We believe that we will be able to return to the realization of this work in peace.
Waldemar Dabrowski
Grand Theater Director – National Opera


  • Bloom says:

    I don t know which is more catastrophic. Putin s bombing of opera houses or this purge. Very sad times for Europe.

    • guest says:

      Let me enlighten you. Neither. Catastrophic is Putin’s killing civilians indiscriminately, children, women, men. You seem to forget the thousands of deaths.

      Extraordinary with what equanimity keyboard crusaders put some ideological nonsense ahead even of human lives. Let me enlighten you about what you call “purge.” You seem to forget that the East of the Europe is at war, and that sanctions and boycotting are the only weapons that countries that do not use bombs have left to fight. The boycott is temporary, the dead in the Ukraine are forever dead, yet your disgruntled and dissatisfied self grumbles more about a cancelled / postponed(*) opera performance than about dead children. I guess you have your “priorities”. Yuck.

      (*) If you read the article, it concludes with “We believe that we will be able to return to the realization of this work in peace.” No purge forever. The dead however won’t be able to return to life.

  • Gustavo says:

    Oh dear, not good.

    Too much nationalism on both sides of the equation.

  • Elizabeth Owen says:

    Very, very stupid unless the performers and conductor were Russian which I could understand. They refer to WWII and conveniently forget that 20 million Russians on our side were killed in the Great Patriotic War so that we don’t now speak German. They should not compare todays lunacy to the past.

    • IC225 says:

      Might be advisable to read some history (and check your statistics, with particular emphasis on the difference between “Russian” and “Soviet”) before telling the Poles what to think about the current situation. Russia began WW2 by invading and partitioning Poland, in league with their (then) Nazi allies, and later enforced a brutal communist dictatorship on the country for 45 years after the war ended. I don’t think many Russians were on “our” side in WW2 if you happen to be Polish.

    • Alexy says:

      Agree With your opinion: cancelling artists like Tchaikovsky is stupid and have nothing to do with this war of Putin. But with all due respect for the Russians deads and heroes of the Great Patriot War, you should also mention that Russia started the war in 1939 at the side of the Nazi’s invading brutally Poland and Finland without warning and reasons ( territorial greed, sounds familiar? )

    • alexy says:

      Boris Godunov is of course of Moussorgsky (red face)

  • guest says:

    I bet “Tony”, “SVM”, and “Mr. Bentley” will make an appearance with their standard “anti-Russia hysteria” and cancel culture comment. Granted, this isn’t Warsaw Opera’s brightest idea. At least they conclude “We believe that we will be able to return to the realization of this work in peace.”

  • Peter says:

    We are surrounded by cowards and bug men.

  • Herbie G says:

    Understandable but sad. Boris Godunov is arguably the greatest Russian opera but it’s ‘national’ only insofar as there are echos of Russian-sounding scales, rhythms and folk music. It’s by no means nationalistic or jingoistic. It deals with the guilt-ridden demise of a murderous Russian megalomaniac and so should be exactly appropriate in the circumstances (although the story might not be entirely authentic).

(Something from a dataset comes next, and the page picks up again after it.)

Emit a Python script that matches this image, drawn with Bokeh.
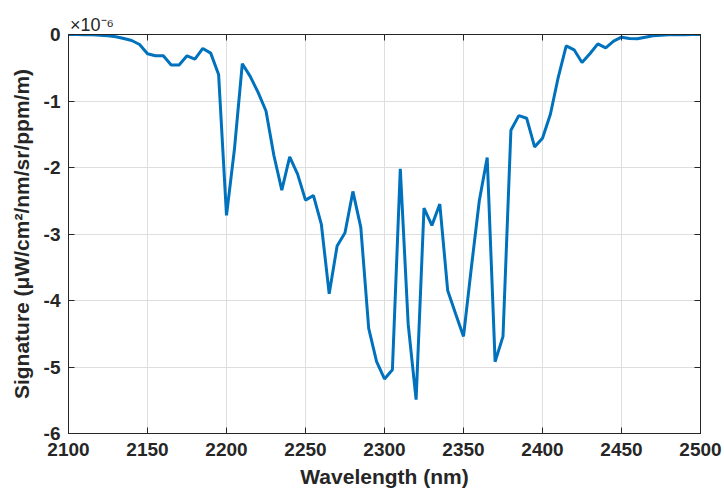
from bokeh.plotting import figure
from bokeh.models import (Range1d, LinearAxis, FixedTicker, PrintfTickFormatter,
                          CustomJSTickFormatter)
from bokeh.embed import file_html
from bokeh.resources import INLINE

wavelength = [2100, 2105, 2110, 2115, 2120, 2125, 2130, 2135, 2140, 2145,
              2150, 2155, 2160, 2165, 2170, 2175, 2180, 2185, 2190, 2195,
              2200, 2205, 2210, 2215, 2220, 2225, 2230, 2235, 2240, 2245,
              2250, 2255, 2260, 2265, 2270, 2275, 2280, 2285, 2290, 2295,
              2300, 2305, 2310, 2315, 2320, 2325, 2330, 2335, 2340, 2345,
              2350, 2355, 2360, 2365, 2370, 2375, 2380, 2385, 2390, 2395,
              2400, 2405, 2410, 2415, 2420, 2425, 2430, 2435, 2440, 2445,
              2450, 2455, 2460, 2465, 2470, 2475, 2480, 2485, 2490, 2495,
              2500]
# signature in units of 1e-6 uW/cm^2/nm/sr/ppm/m
signature = [0.0, 0.0, -0.002, -0.005, -0.01, -0.02, -0.035, -0.06, -0.09, -0.15,
             -0.29, -0.32, -0.32, -0.46, -0.46, -0.32, -0.37, -0.21, -0.28, -0.60,
             -2.72, -1.73, -0.44, -0.63, -0.87, -1.15, -1.82, -2.34, -1.84, -2.10,
             -2.49, -2.42, -2.85, -3.90, -3.18, -2.98, -2.36, -2.90, -4.42, -4.92,
             -5.18, -5.04, -2.02, -4.36, -5.49, -2.61, -2.87, -2.55, -3.85, -4.20,
             -4.54, -3.50, -2.50, -1.85, -4.92, -4.54, -1.44, -1.22, -1.26, -1.69,
             -1.56, -1.20, -0.64, -0.17, -0.23, -0.42, -0.29, -0.14, -0.20, -0.10,
             -0.04, -0.06, -0.065, -0.04, -0.02, -0.01, -0.005, -0.003, -0.002, -0.001,
             -0.001]
x_ticks = [2100, 2150, 2200, 2250, 2300, 2350, 2400, 2450, 2500]
y_ticks = [-6, -5, -4, -3, -2, -1, 0]
multiplier = "\u00d710\u207b\u2076"

FONT = "Liberation Sans"
AX = "#262626"
PAD = "\u00a0" * 117  # trailing no-break spaces shift the centred label to the left corner

p = figure(width=724, height=495, x_range=Range1d(2100, 2500), y_range=Range1d(-6, 0),
           output_backend="svg", toolbar_location=None,
           min_border_left=68, min_border_right=24, min_border_top=34, min_border_bottom=62,
           x_axis_label="Wavelength (nm)", y_axis_label="Signature (\u03bcW/cm\u00b2/nm/sr/ppm/m)")
p.background_fill_color = "white"
p.border_fill_color = "white"
p.outline_line_color = AX
p.outline_line_width = 1

p.line(wavelength, signature, line_color="#0072BD", line_width=3)

for ax in (p.xaxis[0], p.yaxis[0]):
    ax.axis_line_color = AX
    ax.major_tick_line_color = AX
    ax.major_tick_in = 6
    ax.major_tick_out = 0
    ax.minor_tick_line_color = None
    ax.major_label_text_font = FONT
    ax.major_label_text_font_style = "bold"
    ax.major_label_text_font_size = "19px"
    ax.major_label_text_color = AX
    ax.axis_label_text_font = FONT
    ax.axis_label_text_font_style = "bold"
    ax.axis_label_text_font_size = "21px"
    ax.axis_label_text_color = AX
    ax.formatter = PrintfTickFormatter(format="%d")

p.xaxis[0].ticker = FixedTicker(ticks=x_ticks)
p.yaxis[0].ticker = FixedTicker(ticks=y_ticks)
p.xaxis[0].major_label_standoff = 9
p.xaxis[0].axis_label_standoff = 6
p.yaxis[0].major_label_standoff = 8
p.yaxis[0].axis_label_standoff = 8

blank = CustomJSTickFormatter(code="return ''")
# top axis: inward ticks, no tick labels, and the exponent multiplier as its label
top = LinearAxis(ticker=FixedTicker(ticks=x_ticks), formatter=blank, axis_line_color=AX,
                 major_tick_in=6, major_tick_out=0, minor_tick_line_color=None,
                 major_tick_line_color=AX, major_label_standoff=0,
                 axis_label=multiplier + PAD, axis_label_standoff=0,
                 axis_label_text_font=FONT, axis_label_text_font_style="normal",
                 axis_label_text_font_size="18px", axis_label_text_color=AX)
right = LinearAxis(ticker=FixedTicker(ticks=y_ticks), formatter=blank, axis_line_color=AX,
                   major_tick_in=6, major_tick_out=0, minor_tick_line_color=None,
                   major_tick_line_color=AX, major_label_standoff=0)
p.add_layout(top, "above")
p.add_layout(right, "right")
p.title.text = ""

p.xgrid.ticker = FixedTicker(ticks=x_ticks)
p.ygrid.ticker = FixedTicker(ticks=y_ticks)
p.grid.grid_line_color = "#dedede"
p.grid.grid_line_width = 1

open("out.html", "w").write(file_html(p, INLINE))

    In fact, Godunov was far greater than Putin because at least he had a heart and soul, with a sense of guilt at what he had done.

    Let’s punish Putin – a soulless, heartless and uncultured squirt – rather than Mussorgsky’s work of genius. And for a further salutary tale, how about a production of another brilliant work – The Golden Cockerel by Rimsky-Korsakov!

    • John Borstlap says:

      Indeed, banning Boris is a mistake. It shows how wrong tyranny is and how much the Russian people sfufer from it.

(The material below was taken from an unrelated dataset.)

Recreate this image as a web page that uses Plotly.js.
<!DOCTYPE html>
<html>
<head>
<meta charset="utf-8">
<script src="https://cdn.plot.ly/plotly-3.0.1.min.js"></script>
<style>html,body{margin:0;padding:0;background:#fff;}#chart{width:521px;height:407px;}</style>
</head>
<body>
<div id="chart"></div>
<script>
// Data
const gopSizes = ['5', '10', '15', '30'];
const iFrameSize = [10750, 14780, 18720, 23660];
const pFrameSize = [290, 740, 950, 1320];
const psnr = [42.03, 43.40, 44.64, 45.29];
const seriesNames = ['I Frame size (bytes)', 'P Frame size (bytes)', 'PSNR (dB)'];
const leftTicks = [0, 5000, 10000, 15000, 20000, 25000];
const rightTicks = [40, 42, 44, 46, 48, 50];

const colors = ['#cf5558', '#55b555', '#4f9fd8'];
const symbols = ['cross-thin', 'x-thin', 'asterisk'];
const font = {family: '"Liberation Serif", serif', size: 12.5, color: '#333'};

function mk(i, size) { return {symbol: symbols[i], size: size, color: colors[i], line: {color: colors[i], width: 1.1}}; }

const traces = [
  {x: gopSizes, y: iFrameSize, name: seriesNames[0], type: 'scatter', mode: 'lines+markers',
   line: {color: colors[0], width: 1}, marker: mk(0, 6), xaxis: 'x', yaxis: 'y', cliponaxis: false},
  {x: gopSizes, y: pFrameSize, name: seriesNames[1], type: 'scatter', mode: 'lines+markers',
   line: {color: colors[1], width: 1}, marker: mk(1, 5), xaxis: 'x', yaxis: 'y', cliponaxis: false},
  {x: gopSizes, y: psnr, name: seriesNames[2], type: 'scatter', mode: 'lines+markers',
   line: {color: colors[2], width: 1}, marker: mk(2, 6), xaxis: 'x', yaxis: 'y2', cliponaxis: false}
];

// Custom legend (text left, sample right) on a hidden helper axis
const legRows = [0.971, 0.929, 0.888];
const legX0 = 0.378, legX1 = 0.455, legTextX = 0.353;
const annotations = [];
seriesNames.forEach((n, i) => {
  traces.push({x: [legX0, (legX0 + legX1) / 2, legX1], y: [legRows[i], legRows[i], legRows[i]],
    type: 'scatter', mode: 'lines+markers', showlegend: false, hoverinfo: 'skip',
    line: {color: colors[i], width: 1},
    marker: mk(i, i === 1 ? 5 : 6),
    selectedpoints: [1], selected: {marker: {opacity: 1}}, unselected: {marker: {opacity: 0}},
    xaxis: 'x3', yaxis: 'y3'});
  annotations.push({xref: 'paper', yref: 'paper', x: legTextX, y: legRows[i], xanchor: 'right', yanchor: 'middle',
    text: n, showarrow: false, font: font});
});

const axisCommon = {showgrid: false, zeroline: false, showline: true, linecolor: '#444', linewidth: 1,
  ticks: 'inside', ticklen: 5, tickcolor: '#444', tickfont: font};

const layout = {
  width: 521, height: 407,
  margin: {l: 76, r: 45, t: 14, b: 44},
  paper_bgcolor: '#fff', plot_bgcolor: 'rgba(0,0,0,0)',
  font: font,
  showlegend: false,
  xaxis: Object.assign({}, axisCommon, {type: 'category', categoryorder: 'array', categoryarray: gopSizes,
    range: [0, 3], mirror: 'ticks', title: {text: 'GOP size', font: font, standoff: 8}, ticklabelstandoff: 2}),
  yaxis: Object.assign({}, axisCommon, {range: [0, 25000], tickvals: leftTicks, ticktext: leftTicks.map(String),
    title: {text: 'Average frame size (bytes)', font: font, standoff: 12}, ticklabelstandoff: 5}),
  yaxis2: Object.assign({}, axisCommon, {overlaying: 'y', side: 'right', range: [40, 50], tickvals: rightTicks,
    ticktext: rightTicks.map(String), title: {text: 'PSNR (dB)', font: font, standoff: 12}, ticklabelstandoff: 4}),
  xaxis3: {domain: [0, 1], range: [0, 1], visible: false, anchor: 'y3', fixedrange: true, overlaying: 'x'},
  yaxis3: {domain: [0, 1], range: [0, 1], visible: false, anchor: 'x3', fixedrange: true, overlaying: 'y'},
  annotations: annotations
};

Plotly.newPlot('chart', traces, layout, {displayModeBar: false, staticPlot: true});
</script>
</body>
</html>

    • The View from America says:

      Definitely a thumbs-up on presenting Le Coq d’or in place of Boris.

  • mirga says:

    “How heroic from the opera house.
    That is a great and strong gesture.”

    It’s just stupid and crazy.

  • Frank Flambeau says:

    Poland will be invaded soon after the Ukraine.

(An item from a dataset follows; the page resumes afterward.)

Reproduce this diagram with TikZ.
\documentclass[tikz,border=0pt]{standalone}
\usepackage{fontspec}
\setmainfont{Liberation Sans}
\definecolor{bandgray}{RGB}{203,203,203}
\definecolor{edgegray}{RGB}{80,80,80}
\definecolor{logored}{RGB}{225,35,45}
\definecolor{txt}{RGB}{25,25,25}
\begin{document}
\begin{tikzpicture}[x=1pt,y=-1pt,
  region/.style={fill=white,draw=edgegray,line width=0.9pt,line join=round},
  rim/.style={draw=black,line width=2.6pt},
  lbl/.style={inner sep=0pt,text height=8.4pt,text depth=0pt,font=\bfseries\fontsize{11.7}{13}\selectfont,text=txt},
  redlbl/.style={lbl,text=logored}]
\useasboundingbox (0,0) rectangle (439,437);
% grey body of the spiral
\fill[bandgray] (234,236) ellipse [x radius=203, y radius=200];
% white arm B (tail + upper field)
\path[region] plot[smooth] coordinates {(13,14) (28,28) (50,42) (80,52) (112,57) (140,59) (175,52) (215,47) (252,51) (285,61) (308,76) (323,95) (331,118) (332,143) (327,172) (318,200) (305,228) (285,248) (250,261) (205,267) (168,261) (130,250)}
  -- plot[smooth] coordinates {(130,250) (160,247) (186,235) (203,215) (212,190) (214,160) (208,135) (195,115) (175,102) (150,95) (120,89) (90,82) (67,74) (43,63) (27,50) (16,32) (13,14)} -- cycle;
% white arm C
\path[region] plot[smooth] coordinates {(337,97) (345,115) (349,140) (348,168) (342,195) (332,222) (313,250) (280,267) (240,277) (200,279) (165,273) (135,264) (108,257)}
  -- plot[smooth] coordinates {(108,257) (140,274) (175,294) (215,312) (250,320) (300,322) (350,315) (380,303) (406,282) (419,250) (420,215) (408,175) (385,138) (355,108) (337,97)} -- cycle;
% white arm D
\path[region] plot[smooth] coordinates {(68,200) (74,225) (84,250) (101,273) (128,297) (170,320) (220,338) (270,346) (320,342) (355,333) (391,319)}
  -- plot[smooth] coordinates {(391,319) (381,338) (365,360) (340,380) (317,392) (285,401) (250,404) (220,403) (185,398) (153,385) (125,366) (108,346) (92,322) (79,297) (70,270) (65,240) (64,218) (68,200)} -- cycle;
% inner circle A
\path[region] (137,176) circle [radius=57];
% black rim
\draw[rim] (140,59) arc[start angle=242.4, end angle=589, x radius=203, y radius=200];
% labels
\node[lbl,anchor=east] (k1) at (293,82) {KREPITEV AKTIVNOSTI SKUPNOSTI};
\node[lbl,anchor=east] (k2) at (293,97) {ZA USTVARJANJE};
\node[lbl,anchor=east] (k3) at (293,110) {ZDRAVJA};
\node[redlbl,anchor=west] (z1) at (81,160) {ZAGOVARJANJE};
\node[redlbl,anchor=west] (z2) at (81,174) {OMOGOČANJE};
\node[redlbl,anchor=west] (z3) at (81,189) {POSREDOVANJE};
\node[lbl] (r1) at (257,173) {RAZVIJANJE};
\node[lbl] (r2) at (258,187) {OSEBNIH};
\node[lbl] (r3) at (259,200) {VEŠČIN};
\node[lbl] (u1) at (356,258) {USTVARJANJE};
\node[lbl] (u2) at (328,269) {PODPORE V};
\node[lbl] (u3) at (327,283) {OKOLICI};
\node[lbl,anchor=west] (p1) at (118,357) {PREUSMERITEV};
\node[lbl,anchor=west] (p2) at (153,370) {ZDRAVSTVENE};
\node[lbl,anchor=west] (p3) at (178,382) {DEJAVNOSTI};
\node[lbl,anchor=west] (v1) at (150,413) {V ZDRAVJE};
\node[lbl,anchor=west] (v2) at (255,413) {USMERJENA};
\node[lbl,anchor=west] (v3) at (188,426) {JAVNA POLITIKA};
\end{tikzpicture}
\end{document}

  • Maybe they could just perform the Polish Act and do a chorus or 2 from Nabucco

  • PShi says:

    …Why? Boris Godunov can be the best prophetic opera for the current situation: the Tsar goes crazy, people riots around Kremlin, and the yuródivïy sings of woe to Russia…

  • Thomas M. says:

    Sorry, but this is completely ridiculous. A work composed all that long ago, how does it affect the situation and fascism in Russia now? Laughable.

  • Chorus bass says:

    I think people are forgetting one thing here – the performers themselves. With all the horrors going on in the world at the moment, the simple act of playing/singing music to entertain people can feel uncomfortable at best. I can imagine that singing in the Russian language during this war may well be upsetting for some. Should we be banning Russian music? Of course not. But I don’t think it is unreasonable for singers to object to singing nationalistic Russian Choruses onstage (even if the plot of the opera as a whole seems apt). This might not be ‘cancel culture’ or a political statement, simply a way of supporting employees and artists by not putting them in difficult positions. I don’t know, of course, I just know that I would not want to stand on stage and sing the coronation scene of this opera right now.

    • Fiery angel says:

      Where exactly do you find the “nationalistic Russian choruses” in “Boris Godunov”? Can you name at least one?
      The only thing is that Poles don’t come off very well in this opera, at least in the second version, which is rarely done nowadays.

  • Evans says:

    No-one in all this seems to realise or, perhaps acknowledge that, when someone is killed, they are killed forever.